In deze zaak heeft de kantonrechter van de Rechtbank Noord-Holland, locatie Alkmaar, uitspraak gedaan op 4 maart 2021 in een beroep tegen een administratieve sanctie opgelegd aan de betrokkene voor het parkeren op een parkeerplaats voor vergunninghouders zonder de vereiste vergunning. De betrokkene had beroep ingesteld tegen de beslissing van de officier van justitie, die het beroep ongegrond had verklaard. Tijdens de zitting op 19 februari 2021 was de vertegenwoordiger van de officier van justitie aanwezig, terwijl de betrokkene ervoor koos om niet te verschijnen.

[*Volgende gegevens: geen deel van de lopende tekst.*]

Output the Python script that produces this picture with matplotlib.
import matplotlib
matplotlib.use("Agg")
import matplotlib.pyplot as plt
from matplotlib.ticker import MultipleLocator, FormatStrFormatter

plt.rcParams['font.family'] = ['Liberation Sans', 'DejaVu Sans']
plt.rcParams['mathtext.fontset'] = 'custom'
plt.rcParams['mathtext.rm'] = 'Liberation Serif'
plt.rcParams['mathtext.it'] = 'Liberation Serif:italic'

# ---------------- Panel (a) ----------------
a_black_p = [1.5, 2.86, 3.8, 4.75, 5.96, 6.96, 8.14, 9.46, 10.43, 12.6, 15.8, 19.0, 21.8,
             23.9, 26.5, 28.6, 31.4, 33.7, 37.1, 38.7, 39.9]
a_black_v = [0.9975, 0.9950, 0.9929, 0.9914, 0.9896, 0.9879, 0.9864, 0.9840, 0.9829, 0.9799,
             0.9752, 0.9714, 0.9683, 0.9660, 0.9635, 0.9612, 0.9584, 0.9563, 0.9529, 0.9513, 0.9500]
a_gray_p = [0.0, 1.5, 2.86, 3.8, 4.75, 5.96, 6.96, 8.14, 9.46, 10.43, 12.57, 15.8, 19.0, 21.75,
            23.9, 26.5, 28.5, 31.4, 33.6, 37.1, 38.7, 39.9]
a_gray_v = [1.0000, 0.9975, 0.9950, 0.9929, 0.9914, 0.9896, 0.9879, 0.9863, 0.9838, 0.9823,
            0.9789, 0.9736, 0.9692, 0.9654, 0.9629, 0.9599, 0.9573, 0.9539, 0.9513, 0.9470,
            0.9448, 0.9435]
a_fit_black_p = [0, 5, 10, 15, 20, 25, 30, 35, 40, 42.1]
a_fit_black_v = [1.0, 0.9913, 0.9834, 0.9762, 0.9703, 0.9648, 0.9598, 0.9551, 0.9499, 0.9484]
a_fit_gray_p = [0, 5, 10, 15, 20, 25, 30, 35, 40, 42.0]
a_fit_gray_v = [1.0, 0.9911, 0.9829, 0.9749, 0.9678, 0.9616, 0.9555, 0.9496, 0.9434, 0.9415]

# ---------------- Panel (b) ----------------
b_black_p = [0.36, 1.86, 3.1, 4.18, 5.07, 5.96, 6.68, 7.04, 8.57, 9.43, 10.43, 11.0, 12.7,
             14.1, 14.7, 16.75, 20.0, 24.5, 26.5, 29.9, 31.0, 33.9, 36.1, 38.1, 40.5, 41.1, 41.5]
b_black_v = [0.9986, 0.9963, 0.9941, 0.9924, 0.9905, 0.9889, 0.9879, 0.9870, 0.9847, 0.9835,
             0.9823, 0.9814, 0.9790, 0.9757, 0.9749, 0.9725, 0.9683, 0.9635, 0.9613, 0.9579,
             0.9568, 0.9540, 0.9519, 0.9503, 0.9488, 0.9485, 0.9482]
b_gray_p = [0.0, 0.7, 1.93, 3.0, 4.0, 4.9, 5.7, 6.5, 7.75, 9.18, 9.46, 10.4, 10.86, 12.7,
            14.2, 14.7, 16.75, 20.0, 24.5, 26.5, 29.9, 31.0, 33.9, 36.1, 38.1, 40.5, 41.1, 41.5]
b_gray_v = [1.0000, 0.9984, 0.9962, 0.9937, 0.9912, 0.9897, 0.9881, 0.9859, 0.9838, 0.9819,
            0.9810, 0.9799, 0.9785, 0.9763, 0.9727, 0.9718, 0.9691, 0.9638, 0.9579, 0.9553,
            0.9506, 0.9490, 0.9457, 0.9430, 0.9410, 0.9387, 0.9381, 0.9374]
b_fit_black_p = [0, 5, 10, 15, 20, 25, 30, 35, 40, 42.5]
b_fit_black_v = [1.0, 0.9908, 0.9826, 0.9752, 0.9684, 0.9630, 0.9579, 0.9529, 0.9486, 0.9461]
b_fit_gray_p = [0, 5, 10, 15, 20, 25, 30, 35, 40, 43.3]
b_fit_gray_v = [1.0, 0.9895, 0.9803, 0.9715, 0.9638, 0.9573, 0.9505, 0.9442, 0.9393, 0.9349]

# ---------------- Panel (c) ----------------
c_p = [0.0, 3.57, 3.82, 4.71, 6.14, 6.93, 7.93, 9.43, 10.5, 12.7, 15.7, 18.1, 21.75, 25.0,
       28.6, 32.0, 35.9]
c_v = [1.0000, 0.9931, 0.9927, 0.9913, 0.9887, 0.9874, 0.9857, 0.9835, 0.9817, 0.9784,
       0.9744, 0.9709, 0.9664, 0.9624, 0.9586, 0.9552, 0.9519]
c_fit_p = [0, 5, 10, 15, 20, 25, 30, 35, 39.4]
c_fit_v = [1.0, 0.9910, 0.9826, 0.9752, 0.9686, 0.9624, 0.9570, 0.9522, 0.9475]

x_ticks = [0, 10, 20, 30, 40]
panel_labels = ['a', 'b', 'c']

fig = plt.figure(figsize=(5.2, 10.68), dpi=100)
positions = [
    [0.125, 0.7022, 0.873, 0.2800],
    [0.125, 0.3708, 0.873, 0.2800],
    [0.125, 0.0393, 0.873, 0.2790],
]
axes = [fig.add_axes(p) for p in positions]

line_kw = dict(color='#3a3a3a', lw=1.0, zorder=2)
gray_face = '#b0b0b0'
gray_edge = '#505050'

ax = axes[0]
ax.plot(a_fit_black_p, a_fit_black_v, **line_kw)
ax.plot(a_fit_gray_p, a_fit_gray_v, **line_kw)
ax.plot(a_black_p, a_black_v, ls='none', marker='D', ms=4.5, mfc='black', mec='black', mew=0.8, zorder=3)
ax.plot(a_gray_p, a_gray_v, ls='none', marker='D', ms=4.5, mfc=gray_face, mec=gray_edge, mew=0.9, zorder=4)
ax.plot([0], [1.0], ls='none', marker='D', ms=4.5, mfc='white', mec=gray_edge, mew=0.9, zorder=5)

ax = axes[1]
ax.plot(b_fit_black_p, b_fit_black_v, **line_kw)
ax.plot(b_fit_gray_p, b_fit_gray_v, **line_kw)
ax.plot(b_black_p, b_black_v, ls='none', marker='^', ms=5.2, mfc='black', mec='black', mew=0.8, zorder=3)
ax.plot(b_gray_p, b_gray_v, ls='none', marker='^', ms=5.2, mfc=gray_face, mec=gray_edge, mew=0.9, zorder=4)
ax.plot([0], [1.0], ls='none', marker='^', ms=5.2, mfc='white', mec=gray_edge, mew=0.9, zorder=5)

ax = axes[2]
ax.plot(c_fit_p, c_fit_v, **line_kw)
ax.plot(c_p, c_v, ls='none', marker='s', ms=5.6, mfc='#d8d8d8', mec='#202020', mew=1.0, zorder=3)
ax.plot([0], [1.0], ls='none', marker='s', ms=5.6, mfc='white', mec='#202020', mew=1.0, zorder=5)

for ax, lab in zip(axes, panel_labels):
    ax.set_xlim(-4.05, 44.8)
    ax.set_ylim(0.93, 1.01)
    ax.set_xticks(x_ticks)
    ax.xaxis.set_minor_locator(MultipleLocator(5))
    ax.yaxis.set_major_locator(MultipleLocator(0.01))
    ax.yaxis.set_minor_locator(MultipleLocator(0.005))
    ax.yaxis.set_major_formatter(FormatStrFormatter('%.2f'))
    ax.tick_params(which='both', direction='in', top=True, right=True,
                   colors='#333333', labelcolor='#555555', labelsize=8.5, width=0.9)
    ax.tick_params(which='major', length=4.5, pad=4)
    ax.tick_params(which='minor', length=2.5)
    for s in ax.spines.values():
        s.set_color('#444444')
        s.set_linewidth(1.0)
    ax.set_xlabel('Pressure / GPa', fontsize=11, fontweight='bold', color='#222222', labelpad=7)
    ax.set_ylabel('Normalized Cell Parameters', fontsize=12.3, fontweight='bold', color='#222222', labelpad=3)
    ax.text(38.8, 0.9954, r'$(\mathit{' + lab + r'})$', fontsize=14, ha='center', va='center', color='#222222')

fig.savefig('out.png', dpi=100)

De kantonrechter heeft vastgesteld dat de gedraging waarvoor de boete is opgelegd, namelijk het parkeren op een vergunninghoudersplaats zonder vergunning, voldoende is aangetoond door de verklaring van de verbalisant en ondersteunende foto’s. De betrokkene voerde aan dat er onduidelijkheid was over het tijdstip van de handhaving en dat er geen noodzaak was om het voertuig te verplaatsen. De kantonrechter oordeelde echter dat de betrokkene verantwoordelijk was voor het hebben van een geldige vergunning en dat het niet hebben van deze vergunning voor haar rekening en risico kwam.
De kantonrechter heeft de argumenten van de betrokkene niet overtuigend geacht en verklaarde het beroep ongegrond. De uitspraak benadrukt het belang van het naleven van verkeersregels en de verantwoordelijkheden van bestuurders met betrekking tot parkeervergunningen. De betrokkene heeft de mogelijkheid om hoger beroep in te stellen bij het gerechtshof Arnhem-Leeuwarden binnen zes weken na de dag van toezending van de uitspraak.